The lawsuit began in June 2025, when Disney and Universal accused Midjourney of generating images of protected characters like Bart Simpson and Darth Vader. In September 2025, Warner Bros. joined them. Now, in July 2026, Midjourney is asking to overturn an earlier court ruling that limited access to the studios' documents - and that's exactly where it gets interesting.
Midjourney's request isn't modest. The company wants to see everything: every prompt the studios' employees fed into AI tools, every result including those that infringe on no one's rights, and every proof that the studios internally used artificial intelligence for scripts, storyboards, and content development. The argument is direct: „The documents they're hiding are exactly the ones that would reveal that, behind closed doors, they're doing the same thing they're suing us for."
The studios' lawyer, David Singer, dismissed the request as a „fishing expedition" - the legal term for someone digging blindly, hoping to catch something. Maybe. But it's precisely the studios that keep armies of lawyers for every frame of their films who suddenly don't want to show what their employees are typing into a chat window.

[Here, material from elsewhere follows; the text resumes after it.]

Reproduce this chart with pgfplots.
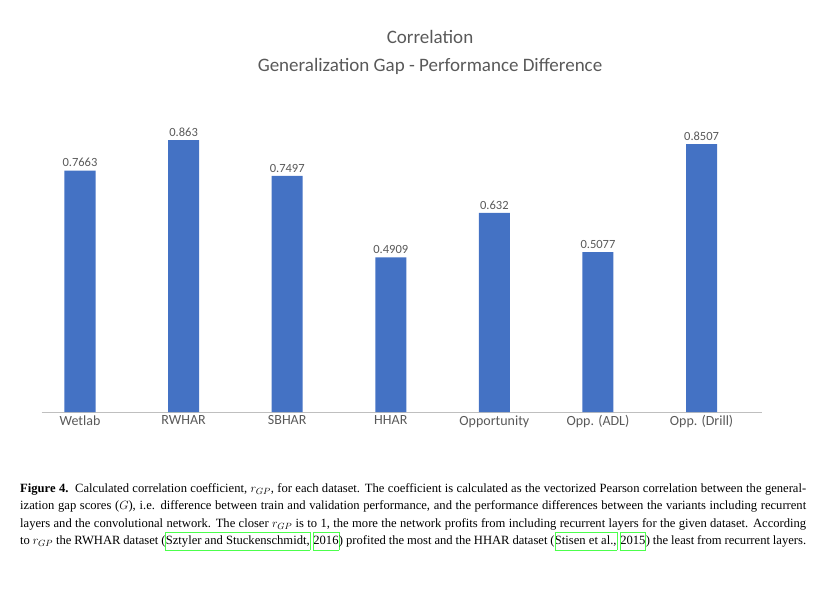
\documentclass[border=0pt]{standalone}
\usepackage{pgfplots}
\pgfplotsset{compat=1.18}
\usepackage{fontspec}
\setmainfont{Liberation Serif}
\newfontfamily\carl{Carlito}
\definecolor{bar}{HTML}{4472C4}
\definecolor{txt}{HTML}{595959}
\newcommand{\cb}[1]{{\setlength\fboxsep{0pt}\setlength\fboxrule{0.4pt}\fcolorbox{green!70}{white}{\strut #1}}}
\begin{document}
\begin{tikzpicture}
\path (-80pt,-196pt) rectangle (746pt,412pt);
\begin{axis}[at={(0,0)},anchor=origin,scale only axis,width=720pt,height=315pt,
 xmin=-0.37,xmax=6.58,ymin=0,ymax=1,
 ytick={0,0.25,0.5,0.75,1},yticklabels={0,0.25,0.5,0.75,1},
 xtick={0,...,6},xticklabels={Wetlab,RWHAR,SBHAR,HHAR,Opportunity,Opp. (ADL),Opp. (Drill)},
 ymajorgrids,grid style={gray!30},
 axis x line*=bottom,axis y line=none,
 x axis line style={gray!50},
 tick style={draw=none},
 ticklabel style={font=\carl\fontsize{12}{14}\selectfont,text=txt},
 xticklabel style={font=\carl\fontsize{14}{16}\selectfont,text=txt},
 yticklabel style={xshift=-16pt},
 ]
\addplot[ybar,bar width=31pt,fill=bar,draw=none,
 nodes near coords,every node near coord/.append style={font=\carl\fontsize{12.5}{14}\selectfont,text=txt},
 point meta=explicit symbolic]
 coordinates {(0,0.7663)[0.7663] (1,0.863)[0.863] (2,0.7497)[0.7497] (3,0.4909)[0.4909] (4,0.632)[0.632] (5,0.5077)[0.5077] (6,0.8507)[0.8507]};
\end{axis}
\node[font=\carl\fontsize{19}{28}\selectfont,text=txt,align=center] at (350pt,360pt) {Correlation\\Generalization Gap - Performance Difference};
\node[anchor=north west,text width=786pt,align=justify,inner sep=0pt,font=\fontsize{12.6}{17.6}\selectfont] at (-60pt,-71pt)
{\textbf{Figure 4.}\ \ Calculated correlation coefficient, $r_{GP}$, for each dataset. The coefficient is calculated as the vectorized Pearson correlation between the generalization gap scores ($G$), i.e. difference between train and validation performance, and the performance differences between the variants including recurrent layers and the convolutional network. The closer $r_{GP}$ is to 1, the more the network profits from including recurrent layers for the given dataset. According to $r_{GP}$ the RWHAR dataset (\cb{Sztyler and Stuckenschmidt,} \cb{2016}) profited the most and the HHAR dataset (\cb{Stisen et al.,} \cb{2015}) the least from recurrent layers.};
\end{tikzpicture}
\end{document}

When someone this stubbornly refuses to open a drawer, it's usually not because it's empty.
This isn't a story about who's good and who's bad - both sides live off other people's labor one way or another. What's interesting is that the case lays bare a truth the whole of Hollywood conceals: the studios publicly rage against AI while quietly using it to save on scriptwriters, animators, and editors. In public - guardians of art. In private - first in line at the shovel that does the digging. The question the court will have to touch is whether the rules apply only to those without enough lawyers to get around them.